Exercise objective
Can you transcribe every line exactly and leave the pictures behind?

Data lines
begin

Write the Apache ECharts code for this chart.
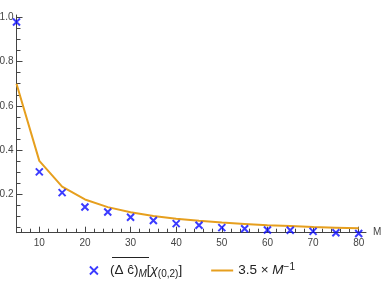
<!DOCTYPE html>
<html><head><meta charset="utf-8">
<script src="https://cdn.jsdelivr.net/npm/echarts@6/dist/echarts.min.js"></script>
<style>html,body{margin:0;padding:0;background:#fff}#c{width:384px;height:288px}</style>
</head><body><div id="c"></div>
<script>
const M = [5,10,15,20,25,30,35,40,45,50,55,60,65,70,75,80];
const dcValues = [0.98,0.30,0.206,0.141,0.118,0.094,0.079,0.065,0.058,0.047,0.042,0.036,0.035,0.030,0.024,0.020];
const fitValues = [0.70,0.35,0.233,0.175,0.14,0.117,0.10,0.0875,0.078,0.07,0.064,0.058,0.054,0.05,0.047,0.044];
const xMajor = [10,20,30,40,50,60,70,80];
const xMinor = [6,8,12,14,16,18,22,24,26,28,32,34,36,38,42,44,46,48,52,54,56,58,62,64,66,68,72,74,76,78];
const yMajor = [0.2,0.4,0.6,0.8,1.0];
const yMinor = [0.05,0.1,0.15,0.25,0.3,0.35,0.45,0.5,0.55,0.65,0.7,0.75,0.85,0.9,0.95];
const xMinVal = 5, xMaxVal = 81.6, yMinVal = 0.024, yMaxVal = 1.012;
const dcName = 'dc', fitName = 'fit';

const axisCol = '#444';
const font = 'Liberation Sans, Arial, sans-serif';
const blue = '#0a0aff';
const orange = '#e69f1e';
const gridPos = {left:16.5, top:15, width:349.5, height:217.7, containLabel:false, outerBoundsMode:'none'};
const chart = echarts.init(document.getElementById('c'), null, {renderer:'canvas'});

chart.setOption({
  animation:false,
  grid:[Object.assign({}, gridPos), Object.assign({}, gridPos)],
  xAxis:[
    {gridIndex:0, type:'value', min:xMinVal, max:xMaxVal, splitLine:{show:false},
      axisLine:{show:true, onZero:false, lineStyle:{color:axisCol,width:1}},
      name:'M', nameGap:7, nameTextStyle:{color:'#444', fontSize:10, fontFamily:font, verticalAlign:'middle'},
      axisTick:{show:true, inside:true, length:6, customValues:xMajor, lineStyle:{color:axisCol, width:1}},
      axisLabel:{show:true, customValues:xMajor, color:'#444', fontSize:10, fontFamily:font, margin:6}},
    {gridIndex:1, type:'value', min:xMinVal, max:xMaxVal, splitLine:{show:false},
      axisLine:{show:false, onZero:false},
      axisTick:{show:true, inside:true, length:4, customValues:xMinor, lineStyle:{color:axisCol, width:1}},
      axisLabel:{show:false, customValues:xMinor}}
  ],
  yAxis:[
    {gridIndex:0, type:'value', min:yMinVal, max:yMaxVal, splitLine:{show:false},
      axisLine:{show:true, onZero:false, lineStyle:{color:axisCol,width:1}},
      axisTick:{show:true, inside:true, length:6, customValues:yMajor, lineStyle:{color:axisCol, width:1}},
      axisLabel:{show:true, customValues:yMajor, color:'#444', fontSize:10, fontFamily:font, margin:3, formatter:v=>v.toFixed(1)}},
    {gridIndex:1, type:'value', min:yMinVal, max:yMaxVal, splitLine:{show:false},
      axisLine:{show:false, onZero:false},
      axisTick:{show:true, inside:true, length:4, customValues:yMinor, lineStyle:{color:axisCol, width:1}},
      axisLabel:{show:false, customValues:yMinor}}
  ],
  legend:{
    left:84, top:257, itemGap:29, itemWidth:22, itemHeight:8,
    data:[{name:dcName, icon:'path://M6,0L14,8M14,0L6,8', itemStyle:{color:'transparent', borderColor:blue, borderWidth:1.8}},
          {name:fitName, icon:'path://M0,0L0,0M0,3L22,3L22,5L0,5ZM22,8L22,8', itemStyle:{color:orange, borderWidth:0}}],
    textStyle:{fontFamily:font, fontSize:13, color:'#222',
      rich:{
        n:{fontSize:13.5, fontFamily:font, color:'#222'},
        s:{fontSize:10, fontFamily:font, fontStyle:'italic', color:'#222', padding:[8,0,0,0]},
        s2:{fontSize:10, fontFamily:font, color:'#222', padding:[8,0,0,0]},
        i:{fontSize:13.5, fontFamily:font, fontStyle:'italic', color:'#222'},
        sup:{fontSize:10, fontFamily:font, color:'#222', padding:[0,0,7,0]}
      }},
    formatter:function(name){
      if(name===dcName) return '{n|(Δ ĉ)}{s|M}{n|[}{i|χ}{s2|(0,2)}{n|]}';
      return '{n|3.5 × }{i|M}{sup|−1}';
    }
  },
  graphic:[{type:'line', shape:{x1:112, y1:257.5, x2:149, y2:257.5}, style:{stroke:'#222', lineWidth:1}}],
  series:[
    {name:fitName, type:'line', xAxisIndex:0, yAxisIndex:0, data:M.map((m,i)=>[m,fitValues[i]]),
      showSymbol:false, symbol:'none', lineStyle:{color:orange, width:2}, itemStyle:{color:orange}, z:2},
    {name:dcName, type:'scatter', xAxisIndex:0, yAxisIndex:0, data:M.map((m,i)=>[m,dcValues[i]]),
      symbol:'path://M0,0L10,10M10,0L0,10', symbolSize:7, clip:false,
      itemStyle:{color:'transparent', borderColor:blue, borderWidth:2}, z:3}
  ]
});
</script></body></html>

end

Problem solution
Write the Apache ECharts code for this chart.
<!DOCTYPE html>
<html><head><meta charset="utf-8">
<script src="https://cdn.jsdelivr.net/npm/echarts@6/dist/echarts.min.js"></script>
<style>html,body{margin:0;padding:0;background:#fff}#c{width:384px;height:288px}</style>
</head><body><div id="c"></div>
<script>
const M = [5,10,15,20,25,30,35,40,45,50,55,60,65,70,75,80];
const dcValues = [0.98,0.30,0.206,0.141,0.118,0.094,0.079,0.065,0.058,0.047,0.042,0.036,0.035,0.030,0.024,0.020];
const fitValues = [0.70,0.35,0.233,0.175,0.14,0.117,0.10,0.0875,0.078,0.07,0.064,0.058,0.054,0.05,0.047,0.044];
const xMajor = [10,20,30,40,50,60,70,80];
const xMinor = [6,8,12,14,16,18,22,24,26,28,32,34,36,38,42,44,46,48,52,54,56,58,62,64,66,68,72,74,76,78];
const yMajor = [0.2,0.4,0.6,0.8,1.0];
const yMinor = [0.05,0.1,0.15,0.25,0.3,0.35,0.45,0.5,0.55,0.65,0.7,0.75,0.85,0.9,0.95];
const xMinVal = 5, xMaxVal = 81.6, yMinVal = 0.024, yMaxVal = 1.012;
const dcName = 'dc', fitName = 'fit';

const axisCol = '#444';
const font = 'Liberation Sans, Arial, sans-serif';
const blue = '#0a0aff';
const orange = '#e69f1e';
const gridPos = {left:16.5, top:15, width:349.5, height:217.7, containLabel:false, outerBoundsMode:'none'};
const chart = echarts.init(document.getElementById('c'), null, {renderer:'canvas'});

chart.setOption({
  animation:false,
  grid:[Object.assign({}, gridPos), Object.assign({}, gridPos)],
  xAxis:[
    {gridIndex:0, type:'value', min:xMinVal, max:xMaxVal, splitLine:{show:false},
      axisLine:{show:true, onZero:false, lineStyle:{color:axisCol,width:1}},
      name:'M', nameGap:7, nameTextStyle:{color:'#444', fontSize:10, fontFamily:font, verticalAlign:'middle'},
      axisTick:{show:true, inside:true, length:6, customValues:xMajor, lineStyle:{color:axisCol, width:1}},
      axisLabel:{show:true, customValues:xMajor, color:'#444', fontSize:10, fontFamily:font, margin:6}},
    {gridIndex:1, type:'value', min:xMinVal, max:xMaxVal, splitLine:{show:false},
      axisLine:{show:false, onZero:false},
      axisTick:{show:true, inside:true, length:4, customValues:xMinor, lineStyle:{color:axisCol, width:1}},
      axisLabel:{show:false, customValues:xMinor}}
  ],
  yAxis:[
    {gridIndex:0, type:'value', min:yMinVal, max:yMaxVal, splitLine:{show:false},
      axisLine:{show:true, onZero:false, lineStyle:{color:axisCol,width:1}},
      axisTick:{show:true, inside:true, length:6, customValues:yMajor, lineStyle:{color:axisCol, width:1}},
      axisLabel:{show:true, customValues:yMajor, color:'#444', fontSize:10, fontFamily:font, margin:3, formatter:v=>v.toFixed(1)}},
    {gridIndex:1, type:'value', min:yMinVal, max:yMaxVal, splitLine:{show:false},
      axisLine:{show:false, onZero:false},
      axisTick:{show:true, inside:true, length:4, customValues:yMinor, lineStyle:{color:axisCol, width:1}},
      axisLabel:{show:false, customValues:yMinor}}
  ],
  legend:{
    left:84, top:257, itemGap:29, itemWidth:22, itemHeight:8,
    data:[{name:dcName, icon:'path://M6,0L14,8M14,0L6,8', itemStyle:{color:'transparent', borderColor:blue, borderWidth:1.8}},
          {name:fitName, icon:'path://M0,0L0,0M0,3L22,3L22,5L0,5ZM22,8L22,8', itemStyle:{color:orange, borderWidth:0}}],
    textStyle:{fontFamily:font, fontSize:13, color:'#222',
      rich:{
        n:{fontSize:13.5, fontFamily:font, color:'#222'},
        s:{fontSize:10, fontFamily:font, fontStyle:'italic', color:'#222', padding:[8,0,0,0]},
        s2:{fontSize:10, fontFamily:font, color:'#222', padding:[8,0,0,0]},
        i:{fontSize:13.5, fontFamily:font, fontStyle:'italic', color:'#222'},
        sup:{fontSize:10, fontFamily:font, color:'#222', padding:[0,0,7,0]}
      }},
    formatter:function(name){
      if(name===dcName) return '{n|(Δ ĉ)}{s|M}{n|[}{i|χ}{s2|(0,2)}{n|]}';
      return '{n|3.5 × }{i|M}{sup|−1}';
    }
  },
  graphic:[{type:'line', shape:{x1:112, y1:257.5, x2:149, y2:257.5}, style:{stroke:'#222', lineWidth:1}}],
  series:[
    {name:fitName, type:'line', xAxisIndex:0, yAxisIndex:0, data:M.map((m,i)=>[m,fitValues[i]]),
      showSymbol:false, symbol:'none', lineStyle:{color:orange, width:2}, itemStyle:{color:orange}, z:2},
    {name:dcName, type:'scatter', xAxisIndex:0, yAxisIndex:0, data:M.map((m,i)=>[m,dcValues[i]]),
      symbol:'path://M0,0L10,10M10,0L0,10', symbolSize:7, clip:false,
      itemStyle:{color:'transparent', borderColor:blue, borderWidth:2}, z:3}
  ]
});
</script></body></html>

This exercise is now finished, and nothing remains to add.